To the Editor:
Recently, several articles and letters in the Islander have commented upon aspects of the proposed lengthening of the Bar Harbor Bluenose pier to accommodate increased numbers and sizes of cruise ships. I have not seen the following questions addressed:
If the pier is extended for half a mile out into Frenchman Bay, what hydrodynamic effects would that have on tidal flows? The volume of water passing between the Porcupine Islands with each tide is very large and would remain the same, with or without a lengthened pier. However, the presence of a long pier would, in effect, create a much narrower channel for that water to move through.
Would lobster boats and other small craft be at risk within 200-300 yards of the pier end when the tide is running full?
What effect would the presence of the pier, together with the altered tidal flows noted above, have on the biological organisms in the bay, and would moored or docked cruise ships be releasing any solid or liquid waste into the water day or night? (I cynically assume they would, especially with newly relaxed EPA rules)

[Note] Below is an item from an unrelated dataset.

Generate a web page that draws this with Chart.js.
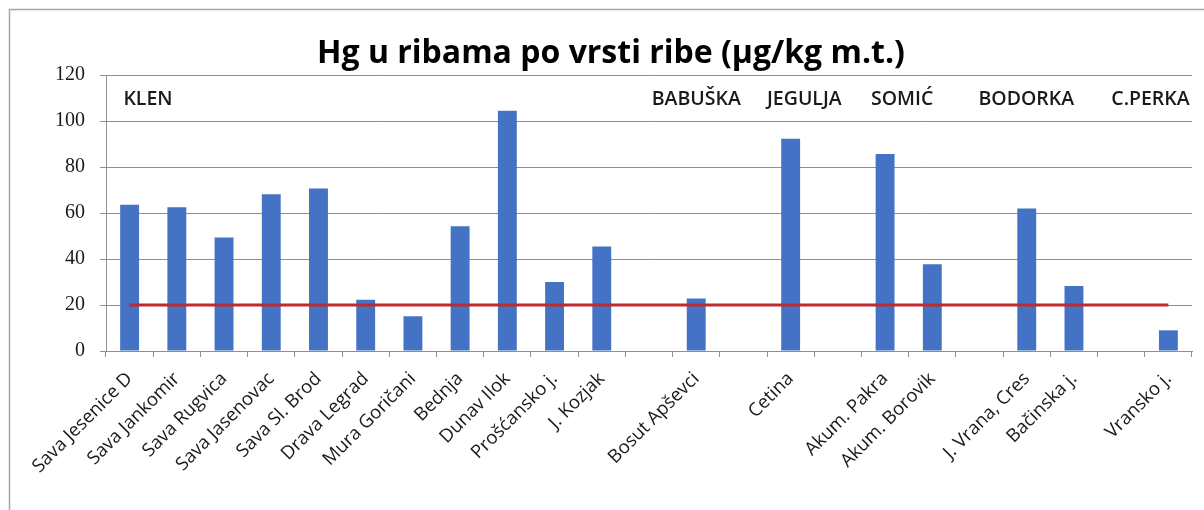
<!DOCTYPE html>
<html><head><meta charset="utf-8">
<script src="https://cdn.jsdelivr.net/npm/chart.js@4/dist/chart.umd.min.js"></script>
<style>html,body{margin:0;padding:0;background:#fff;overflow:hidden}#wrap{width:1204px;height:510px}</style>
</head><body><div id="wrap"><canvas id="c" width="1204" height="510"></canvas></div>
<script>
const categories = ["Sava Jesenice D","Sava Jankomir","Sava Rugvica","Sava Jasenovac","Sava Sl. Brod","Drava Legrad","Mura Goričani","Bednja","Dunav Ilok","Prošćansko j.","J. Kozjak","","Bosut Apševci","","Cetina","","Akum. Pakra","Akum. Borovik","","J. Vrana, Cres","Bačinska j.","","Vransko j."];
const hgValues = [63.6,62.5,49.3,68.1,70.7,22.3,15.1,54.2,104.5,30.0,45.4,null,22.8,null,92.3,null,85.7,37.7,null,62.0,28.3,null,9.0];
const limitValues = [20,20,20,20,20,20,20,20,20,20,20,20,20,20,20,20,20,20,20,20,20,20,20];
const yTicks = [0,20,40,60,80,100,120];
const fishGroups = ["KLEN","BABUŠKA","JEGULJA","SOMIĆ","BODORKA","C.PERKA"];
const fishGroupAt = [0.39,12.0,14.29,16.36,18.99,21.62];
const titleText = "Hg u ribama po vrsti ribe (µg/kg m.t.)";

const decor = {
  id: 'decor',
  beforeDraw(chart) {
    const ctx = chart.ctx;
    ctx.save();
    ctx.fillStyle = '#fff';
    ctx.fillRect(0, 0, chart.width, chart.height);
    ctx.strokeStyle = '#a6a6a6';
    ctx.lineWidth = 1.5;
    ctx.beginPath();
    ctx.moveTo(9.5, 510); ctx.lineTo(9.5, 9.5); ctx.lineTo(1204, 9.5);
    ctx.stroke();
    ctx.restore();
  },
  afterDatasetsDraw(chart) {
    const {ctx, scales: {x, y}} = chart;
    ctx.save();
    ctx.font = '600 19.5px "Open Sans"';
    ctx.fillStyle = '#1a1a1a';
    ctx.textAlign = 'center';
    ctx.textBaseline = 'middle';
    fishGroups.forEach((t, i) => ctx.fillText(t, x.getPixelForValue(fishGroupAt[i]), y.getPixelForValue(109.5)));
    ctx.restore();
  }
};

new Chart(document.getElementById('c'), {
  type: 'bar',
  data: {
    labels: categories,
    datasets: [
      { type: 'line', label: 'limit', data: limitValues, borderColor: '#BE2A2E', borderWidth: 3, pointRadius: 0, fill: false, order: 0 },
      { type: 'bar', label: 'Hg', data: hgValues, backgroundColor: '#4472C4', categoryPercentage: 1, barPercentage: 0.4, order: 1 }
    ]
  },
  options: {
    responsive: false,
    animation: false,
    devicePixelRatio: 1,
    layout: { padding: { left: 30, right: 12, top: 0, bottom: 0 } },
    plugins: {
      legend: { display: false },
      tooltip: { enabled: false },
      title: {
        display: true, text: titleText, color: '#000',
        font: { family: '"Open Sans"', size: 32, weight: 'bold', lineHeight: 1.2 },
        padding: { top: 35, bottom: 1.6 }
      }
    },
    scales: {
      x: {
        grid: { offset: true, drawOnChartArea: false, drawTicks: true, tickLength: 6, tickColor: '#8f8f8f', color: '#8f8f8f' },
        border: { display: true, color: '#8f8f8f', width: 1 },
        ticks: { autoSkip: false, maxRotation: 45, minRotation: 45, padding: 11, labelOffset: 0, color: '#1a1a1a', font: { family: '"Open Sans"', size: 18.5 } },
        afterFit(s) { s.height = 159; }
      },
      y: {
        min: 0, max: 120,
        afterBuildTicks(s) { s.ticks = yTicks.map(v => ({ value: v })); },
        grid: { color: '#8f8f8f', tickLength: 6, tickColor: '#8f8f8f', lineWidth: 1 },
        border: { display: true, color: '#8f8f8f', width: 1 },
        ticks: { padding: 15, color: '#1a1a1a', font: { family: '"Liberation Serif"', size: 20 } },
        afterFit(s) { s.width = 76; }
      }
    }
  },
  plugins: [decor]
});
</script>
</body></html>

As a recently retired biologist who studied the embryonic development of invertebrates and vertebrates during 40-plus summers at the MDI Biological Laboratory in Salisbury Cove, I know of three reliable sources of information about this. First, Diver Ed of Bar Harbor gives lucid lectures about the status of the shallow and deepwater bottom at many sites around MDI. His photo-video presentations vividly demonstrate the extent to which “clear cutting” has occurred by dragging operations nearby, rendering the bottom little more than a gravel parking lot where the main food for all organisms is the bait that is placed in lobster traps.
Second, a full-time marine biologist at the lab, Jane Disney, is a renowned expert in ecological distribution and the many biological roles of “eel grass” – a flowering plant (not an alga) that grows in salt water just below the low-tide line and in important patches protected from dragging only by rock ledges, and only as far down as light will penetrate. The larval stages of many animals live in those patches. How would presence of a pier affect the distribution of eel grass in the bay?

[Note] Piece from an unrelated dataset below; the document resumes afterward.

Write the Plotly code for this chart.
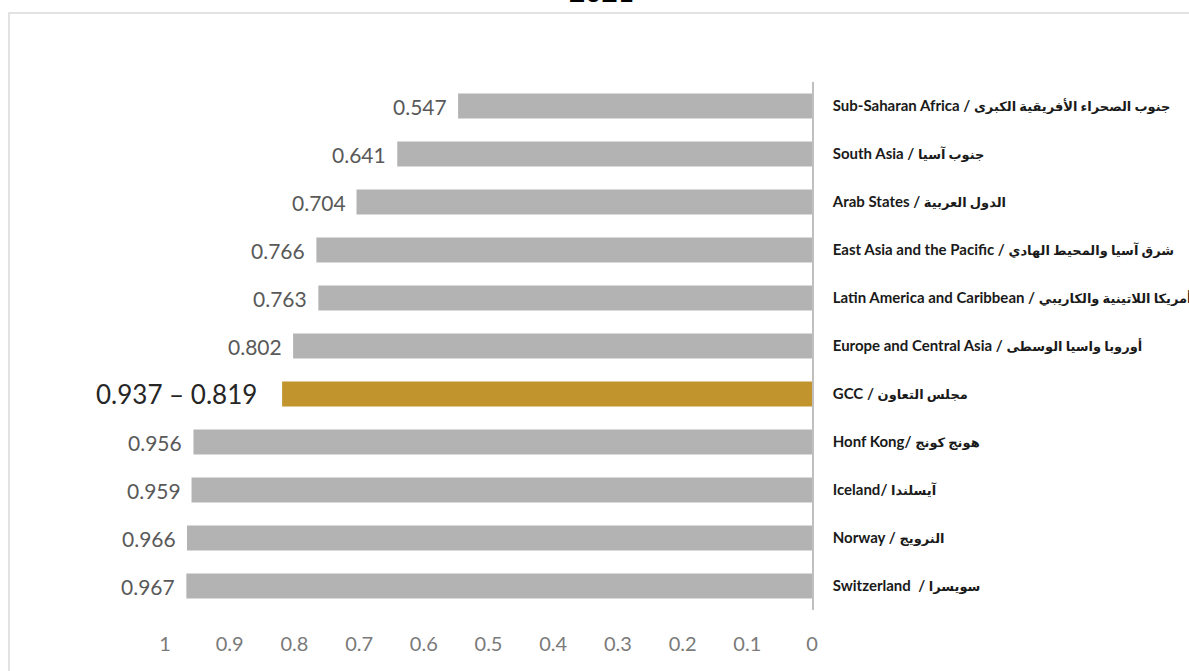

I suggest that the opinions of local lobstermen would be very valuable to hear. The proposed pier would wipe out a sizeable area for lobstering, and increased numbers and sizes of cruise ships would make lobstering very risky.
What businesses and local workers stand to profit from landing increased numbers of cruise ship passengers? As I have observed ship passengers around town, it appears that they spend money on bus tours and on a few trinkets, but on very little else. They eat their big meals and sleep on ship.
Perhaps the town of Bar Harbor would pocket increased ship berthing fees. However, the increased densities of people during summer months already seem very high. A lengthened pier would increase numbers even more. Who will profit from that?
In driving on Route 3 from Hulls Cove to Bar Harbor, the view of the bay and the harbor from the bluffs currently is a non-cluttered vista of the Porcupine Islands. A pier extending for half a mile out from shore with large cruise ships berthing on each side would not be attractive in my opinion.